Our ego tells us otherwise. EGO is “Edging G‑d Out.” Our ego likes to puff up our existence, keeping us full and confident with the preposterous notion of our self-importance and the illusion of independent existence. The Hebrew word for this puffed-up feeling is yeshut—the feeling of being an entity independent of G‑d. The truth of our reality, G‑d’s continuous creation, dispels the falsehood of the ego and melts it into oblivion.
That is what prayer is all about. Prayer is called a war, for there is a battle between our G‑dly soul and animal soul. The tactic is not to fight specific negative desires of the animal soul, but to weaken its power overall by focusing our intellectual and emotional energy on thinking about the truth of G‑d’s Oneness and the fact that everything in our life is being recreated by G‑d at every moment. The strategy is to use the power of our imagination and thought not for fantasy or self-obsession, but with concentrated thoughts about G‑d and His greatness. We don’t actively fight the bad; instead, we engrave the truth into our psyche.
In fact, an entire section of prayer is devoted to this: Pesukei D’Zimra, or “Verses of Song.” We praise G‑d for His greatness and bring ourselves to a conscious awareness of His Power. And our ego automatically melts when this awareness is front and center.

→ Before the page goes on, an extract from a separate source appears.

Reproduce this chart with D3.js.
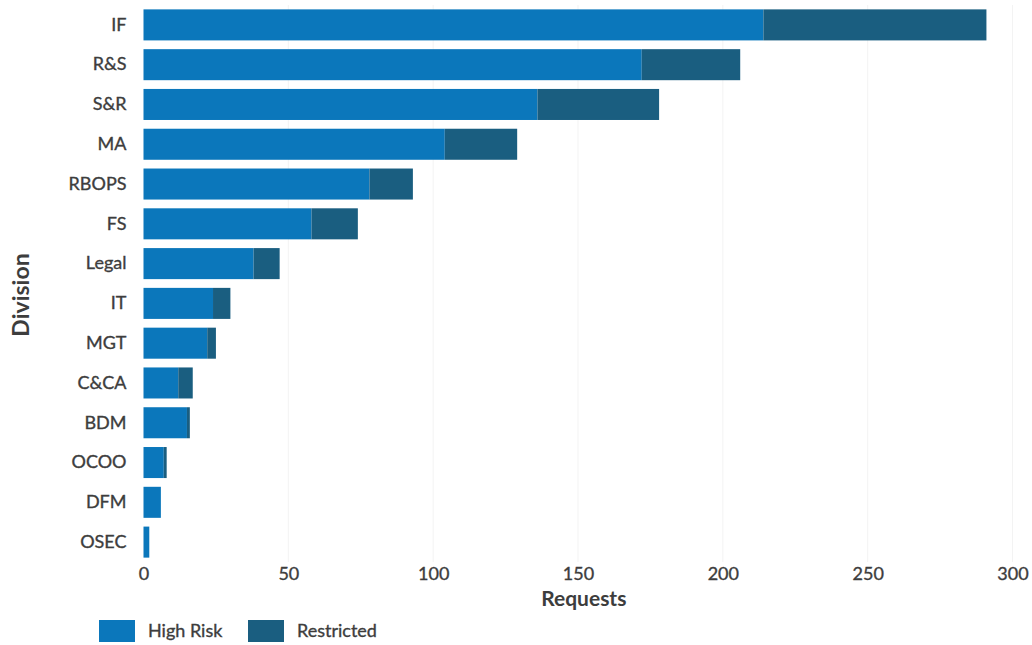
<!DOCTYPE html>
<html>
<head>
<meta charset="utf-8">
<script src="https://cdn.jsdelivr.net/npm/d3@7"></script>
<style>
  body { margin: 0; background: #fff; }
  text { font-family: Lato, "Open Sans", sans-serif; fill: #3d3d3d; }
  .lbl { stroke: #3d3d3d; stroke-width: 0.35px; }
</style>
</head>
<body>
<svg id="chart" width="1032" height="645"></svg>
<script>
// division names, top to bottom
const divisions = ['IF', 'R&S', 'S&R', 'MA', 'RBOPS', 'FS', 'Legal', 'IT', 'MGT', 'C&CA', 'BDM', 'OCOO', 'DFM', 'OSEC']
const highRisk = [214, 172, 136, 104, 78, 58, 38, 24, 22, 12, 15, 7, 6, 2]
const restricted = [77, 34, 42, 25, 15, 16, 9, 6, 3, 5, 1, 1, 0, 0]
const seriesNames = ['High Risk', 'Restricted']
const colors = ['#0b77bb', '#1a5e80']
const xTicks = [0, 50, 100, 150, 200, 250, 300]

const svg = d3.select('#chart')
const margin = {top: 5, left: 143.5, right: 19.5, bottom: 83}
const width = 1032 - margin.left - margin.right
const height = 645 - margin.top - margin.bottom

const rows = divisions.map((d, i) => ({division: d, 'High Risk': highRisk[i], 'Restricted': restricted[i]}))
const stacked = d3.stack().keys(seriesNames)(rows)

const x = d3.scaleLinear().domain([0, 300]).range([0, width])
const y = d3.scaleBand().domain(divisions).range([0, height]).paddingInner(0.22).paddingOuter(0.11)
const color = d3.scaleOrdinal().domain(seriesNames).range(colors)

const g = svg.append('g').attr('transform', `translate(${margin.left},${margin.top})`)

// faint vertical grid
g.append('g')
  .selectAll('line')
  .data(xTicks.slice(1))
  .enter().append('line')
  .attr('x1', d => x(d)).attr('x2', d => x(d))
  .attr('y1', 0).attr('y2', height)
  .attr('stroke', '#f3f3f3')

// stacked bars
g.append('g')
  .selectAll('g')
  .data(stacked)
  .enter().append('g')
  .attr('fill', d => color(d.key))
  .selectAll('rect')
  .data(d => d)
  .enter().append('rect')
  .attr('x', d => x(d[0]))
  .attr('y', d => y(d.data.division))
  .attr('width', d => Math.max(0, x(d[1]) - x(d[0])))
  .attr('height', y.bandwidth())

// y axis labels
const yAxis = g.append('g').call(d3.axisLeft(y).tickSize(0).tickPadding(17))
yAxis.select('.domain').remove()
yAxis.selectAll('text').attr('class', 'lbl').style('font-size', '18px').attr('fill', '#3d3d3d')

// x axis labels
const xAxis = g.append('g')
  .attr('transform', `translate(0,${height})`)
  .call(d3.axisBottom(x).tickValues(xTicks).tickSize(0).tickPadding(5))
xAxis.select('.domain').remove()
xAxis.selectAll('text').attr('class', 'lbl').style('font-size', '18px').attr('fill', '#3d3d3d')

// axis titles
svg.append('text')
  .attr('x', margin.left + x(152))
  .attr('y', 606)
  .attr('text-anchor', 'middle')
  .style('font-size', '21px')
  .style('font-weight', 'bold')
  .text('Requests')

svg.append('text')
  .attr('transform', 'translate(29,295) rotate(-90)')
  .attr('text-anchor', 'middle')
  .style('font-size', '23px')
  .style('font-weight', 'bold')
  .text('Division')

// legend
const legendX = [99, 248]
const legend = svg.append('g')
  .selectAll('g')
  .data(seriesNames)
  .enter().append('g')
  .attr('transform', (d, i) => `translate(${legendX[i]},620)`)
legend.append('rect')
  .attr('width', 36).attr('height', 22)
  .attr('fill', d => color(d))
legend.append('text')
  .attr('class', 'lbl')
  .attr('x', 49).attr('y', 17)
  .style('font-size', '18px')
  .text(d => d)
</script>
</body>
</html>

As it says in Psalms: “Lofty praises of G‑d in their throats and a double-edged sword in their hands.”1 When we spend time during prayer praising G‑d, we have a double-edged sword that is effective in our battle with our animal soul. Why double-edged? Because our animal soul is a mix of good and bad. It may be inherently selfish, but there are both positive and negative parts to it. When we praise G‑d, the double-edge effect is that simultaneously, the good of the animal soul gets elevated, while the bad of the animal soul separates and gets weakened. Being aware that G‑d is sustaining me at this very moment, and I am not separate from Him but one with Him, chases away the negative desires within me like light automatically chases away the darkness.
The animal soul itself gets excited with the notion that not only does G‑d recreate the entire world at every moment, but that means that the world is really nullified to Him. Just like the pixels are nullified towards the projector—meaning they don’t have their own independent existence—the entire world is nullified to G‑d, because we don’t exist independent of Him.
It’s like there’s a massive “a-ha” moment for the animal and intellectual soul when it reallizes that G‑d is infinitely greater than the world He is creating. The animal soul realizes that not only is the world nullified to G‑d, but even descriptions of G‑d’s own personality don’t really do Him justice, such as calling G‑d “great” because that implies something relative—that He is greater than something when in reality, He is infinitely greater than creation beyond a comparison!
This is hinted to in Pesukei D’zimra when we say, L’cha A-donoy hagedulah v’hagevurah v’hatiferet v’hahod—“L‑rd, Yours is gracious, the power, the glory, the victory, and the majesty … .” It is Yours, meaning these descriptions of G‑d are nullified and subservient to Him, being that He is so much greater than them. The angels also say that G‑d is kadosh, “separate,” completely out of the realm of His creations.
This is not just an intellectual exercise, but a profound spiritual and emotional experience as well. The animal soul realizes that not only is the whole world and even all of G‑d’s qualities nullified towards G‑d, but that means that it, too, is nullified towards G‑d. It experiences bittul, a feeling that is the opposite of yeshut, where it does not feel like it has an independent existence. Bittul and yeshut have an inverse relationship, where the more bittul I have, the less yeshut and vice versa.
By focusing on G‑d and affirming His constant creation, I have a sure strategy to melt the ego. The more I comprehend that G‑d is sustaining the universe, the weaker the hold the animal soul has on me. Bad or negativity can only come from a feeling of yeshut, existence, so the more I feel like a metaphorical pixel of light in G‑d’s world, the more bittul, or nullification, I have, and the more I have victory of light over darkness.
But which ego likes to be extinguished like that? None. And that is why every morning, bright and early, the ego desperately tries to create the illusion of self, of independent existence. And that is also why every morning, we need to set aside time to pray—to pierce through this illusion and allow ourselves the opportunity to feel uplifted into G‑d’s absolute oneness.
And that is more real than any National Geographic encounter.